Task to carry out:
Look over the lines below. Report each one that includes the string "this".

(Dataset rows)
☆ ☆ ☆

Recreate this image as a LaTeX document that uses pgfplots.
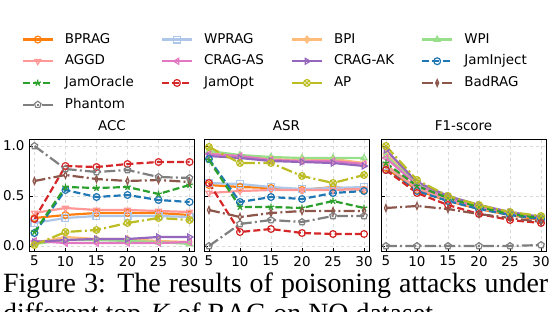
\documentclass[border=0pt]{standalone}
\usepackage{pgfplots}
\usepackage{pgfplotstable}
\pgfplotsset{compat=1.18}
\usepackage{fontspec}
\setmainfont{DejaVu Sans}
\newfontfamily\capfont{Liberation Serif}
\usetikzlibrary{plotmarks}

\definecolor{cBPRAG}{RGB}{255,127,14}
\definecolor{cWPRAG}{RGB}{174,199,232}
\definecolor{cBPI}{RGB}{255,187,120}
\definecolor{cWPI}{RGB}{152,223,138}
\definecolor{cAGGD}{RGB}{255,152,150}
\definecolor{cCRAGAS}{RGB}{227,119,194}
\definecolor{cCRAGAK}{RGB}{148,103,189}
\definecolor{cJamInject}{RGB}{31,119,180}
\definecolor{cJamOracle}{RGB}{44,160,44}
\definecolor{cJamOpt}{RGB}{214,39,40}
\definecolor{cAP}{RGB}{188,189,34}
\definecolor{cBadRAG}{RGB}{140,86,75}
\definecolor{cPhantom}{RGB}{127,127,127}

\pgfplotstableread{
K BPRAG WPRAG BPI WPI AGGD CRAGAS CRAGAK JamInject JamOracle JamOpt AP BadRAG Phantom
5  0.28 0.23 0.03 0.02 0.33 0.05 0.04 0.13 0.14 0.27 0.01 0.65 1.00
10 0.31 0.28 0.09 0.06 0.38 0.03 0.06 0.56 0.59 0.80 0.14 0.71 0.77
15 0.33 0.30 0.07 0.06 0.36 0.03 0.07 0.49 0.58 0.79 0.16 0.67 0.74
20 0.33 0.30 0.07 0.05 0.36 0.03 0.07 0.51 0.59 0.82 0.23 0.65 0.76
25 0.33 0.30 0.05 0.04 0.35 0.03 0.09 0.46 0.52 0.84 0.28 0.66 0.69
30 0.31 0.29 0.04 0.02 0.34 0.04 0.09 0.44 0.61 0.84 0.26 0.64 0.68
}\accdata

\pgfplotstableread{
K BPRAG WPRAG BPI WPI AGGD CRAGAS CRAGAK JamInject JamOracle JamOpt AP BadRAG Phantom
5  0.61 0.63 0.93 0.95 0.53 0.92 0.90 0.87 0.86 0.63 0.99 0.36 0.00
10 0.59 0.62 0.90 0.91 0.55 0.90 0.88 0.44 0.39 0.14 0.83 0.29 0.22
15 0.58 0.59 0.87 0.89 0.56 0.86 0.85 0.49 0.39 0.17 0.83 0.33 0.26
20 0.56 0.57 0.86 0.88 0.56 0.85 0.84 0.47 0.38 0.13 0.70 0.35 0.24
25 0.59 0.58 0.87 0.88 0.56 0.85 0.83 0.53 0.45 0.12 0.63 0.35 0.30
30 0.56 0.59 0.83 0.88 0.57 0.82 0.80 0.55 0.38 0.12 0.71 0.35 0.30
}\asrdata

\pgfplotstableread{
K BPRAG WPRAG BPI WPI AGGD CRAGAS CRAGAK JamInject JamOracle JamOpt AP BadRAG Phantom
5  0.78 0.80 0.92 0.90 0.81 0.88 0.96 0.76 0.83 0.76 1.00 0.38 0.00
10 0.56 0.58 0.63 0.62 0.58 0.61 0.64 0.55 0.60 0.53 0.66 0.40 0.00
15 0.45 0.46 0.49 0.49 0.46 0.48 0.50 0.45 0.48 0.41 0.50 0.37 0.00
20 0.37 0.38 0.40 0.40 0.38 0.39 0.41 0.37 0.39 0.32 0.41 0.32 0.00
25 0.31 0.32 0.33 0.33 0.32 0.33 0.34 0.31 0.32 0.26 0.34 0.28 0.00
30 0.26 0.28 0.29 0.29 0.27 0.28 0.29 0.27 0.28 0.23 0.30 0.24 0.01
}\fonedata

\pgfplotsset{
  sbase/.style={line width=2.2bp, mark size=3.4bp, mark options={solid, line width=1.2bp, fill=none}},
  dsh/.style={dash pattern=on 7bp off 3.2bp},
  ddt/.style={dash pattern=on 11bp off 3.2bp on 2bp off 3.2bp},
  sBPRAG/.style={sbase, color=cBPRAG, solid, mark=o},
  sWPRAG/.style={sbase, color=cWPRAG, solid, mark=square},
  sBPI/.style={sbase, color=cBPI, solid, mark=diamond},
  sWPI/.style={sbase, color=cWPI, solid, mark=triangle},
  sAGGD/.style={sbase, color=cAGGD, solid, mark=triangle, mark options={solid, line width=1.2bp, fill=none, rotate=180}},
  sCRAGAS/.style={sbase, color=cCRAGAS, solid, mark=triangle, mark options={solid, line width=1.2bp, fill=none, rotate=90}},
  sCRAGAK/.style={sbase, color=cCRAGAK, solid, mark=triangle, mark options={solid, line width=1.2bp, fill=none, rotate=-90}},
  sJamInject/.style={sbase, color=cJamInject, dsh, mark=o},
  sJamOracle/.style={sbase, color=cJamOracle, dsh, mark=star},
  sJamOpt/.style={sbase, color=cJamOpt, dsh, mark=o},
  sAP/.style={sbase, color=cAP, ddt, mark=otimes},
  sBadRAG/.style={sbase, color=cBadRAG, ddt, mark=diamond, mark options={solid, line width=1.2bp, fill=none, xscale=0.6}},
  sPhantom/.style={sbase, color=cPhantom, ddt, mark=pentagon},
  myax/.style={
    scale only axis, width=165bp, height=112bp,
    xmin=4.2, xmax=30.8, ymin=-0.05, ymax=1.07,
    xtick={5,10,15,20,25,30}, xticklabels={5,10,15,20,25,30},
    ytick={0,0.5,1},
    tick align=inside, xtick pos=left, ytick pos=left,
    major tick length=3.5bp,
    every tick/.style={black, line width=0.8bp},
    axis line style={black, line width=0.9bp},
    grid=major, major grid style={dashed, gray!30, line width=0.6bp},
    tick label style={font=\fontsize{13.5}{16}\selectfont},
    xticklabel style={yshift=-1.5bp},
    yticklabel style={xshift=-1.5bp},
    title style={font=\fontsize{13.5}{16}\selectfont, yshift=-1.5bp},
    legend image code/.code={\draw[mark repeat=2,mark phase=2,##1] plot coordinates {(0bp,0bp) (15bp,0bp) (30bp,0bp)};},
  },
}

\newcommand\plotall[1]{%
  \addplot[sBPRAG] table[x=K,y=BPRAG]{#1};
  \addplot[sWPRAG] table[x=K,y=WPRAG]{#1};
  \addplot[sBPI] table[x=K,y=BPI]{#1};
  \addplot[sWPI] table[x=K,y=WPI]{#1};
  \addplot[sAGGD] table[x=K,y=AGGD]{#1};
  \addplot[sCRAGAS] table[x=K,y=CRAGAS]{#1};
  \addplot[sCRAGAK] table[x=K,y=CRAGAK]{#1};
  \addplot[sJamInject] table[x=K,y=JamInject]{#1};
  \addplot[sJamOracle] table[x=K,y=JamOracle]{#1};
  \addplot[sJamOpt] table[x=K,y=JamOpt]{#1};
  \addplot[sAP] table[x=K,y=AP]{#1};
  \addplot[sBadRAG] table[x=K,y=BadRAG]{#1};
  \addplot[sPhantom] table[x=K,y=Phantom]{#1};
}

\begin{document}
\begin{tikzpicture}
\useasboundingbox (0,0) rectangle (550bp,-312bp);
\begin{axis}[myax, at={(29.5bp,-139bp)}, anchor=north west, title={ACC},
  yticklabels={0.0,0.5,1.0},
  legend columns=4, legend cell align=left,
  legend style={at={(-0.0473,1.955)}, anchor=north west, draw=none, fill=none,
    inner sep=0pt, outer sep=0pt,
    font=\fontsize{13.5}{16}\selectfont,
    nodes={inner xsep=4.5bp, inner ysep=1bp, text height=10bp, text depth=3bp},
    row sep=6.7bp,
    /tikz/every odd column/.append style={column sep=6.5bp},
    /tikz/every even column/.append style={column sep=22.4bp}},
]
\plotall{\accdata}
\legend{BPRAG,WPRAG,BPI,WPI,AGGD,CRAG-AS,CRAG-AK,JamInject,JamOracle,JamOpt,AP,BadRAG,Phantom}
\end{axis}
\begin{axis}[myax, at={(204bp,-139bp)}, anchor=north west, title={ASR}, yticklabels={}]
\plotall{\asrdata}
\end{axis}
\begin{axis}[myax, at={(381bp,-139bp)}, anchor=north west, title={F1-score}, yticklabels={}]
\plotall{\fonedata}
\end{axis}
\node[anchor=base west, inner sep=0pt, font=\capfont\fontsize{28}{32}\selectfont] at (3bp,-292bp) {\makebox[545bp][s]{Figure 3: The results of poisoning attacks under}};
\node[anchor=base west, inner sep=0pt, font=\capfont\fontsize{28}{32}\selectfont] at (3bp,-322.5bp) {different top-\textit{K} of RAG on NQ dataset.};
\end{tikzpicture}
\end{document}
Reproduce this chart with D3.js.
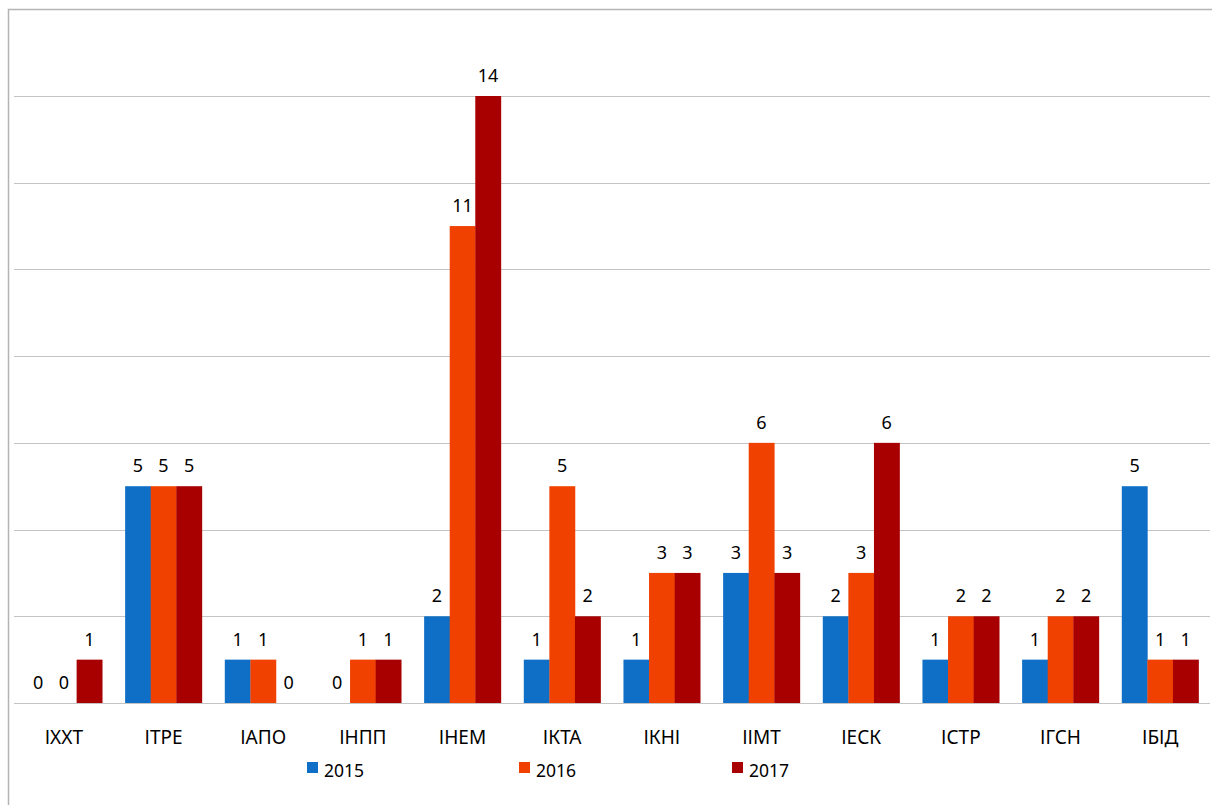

☆ ☆ ☆

Answer to the task:
Recreate this image as a LaTeX document that uses pgfplots.
Reproduce this chart with D3.js.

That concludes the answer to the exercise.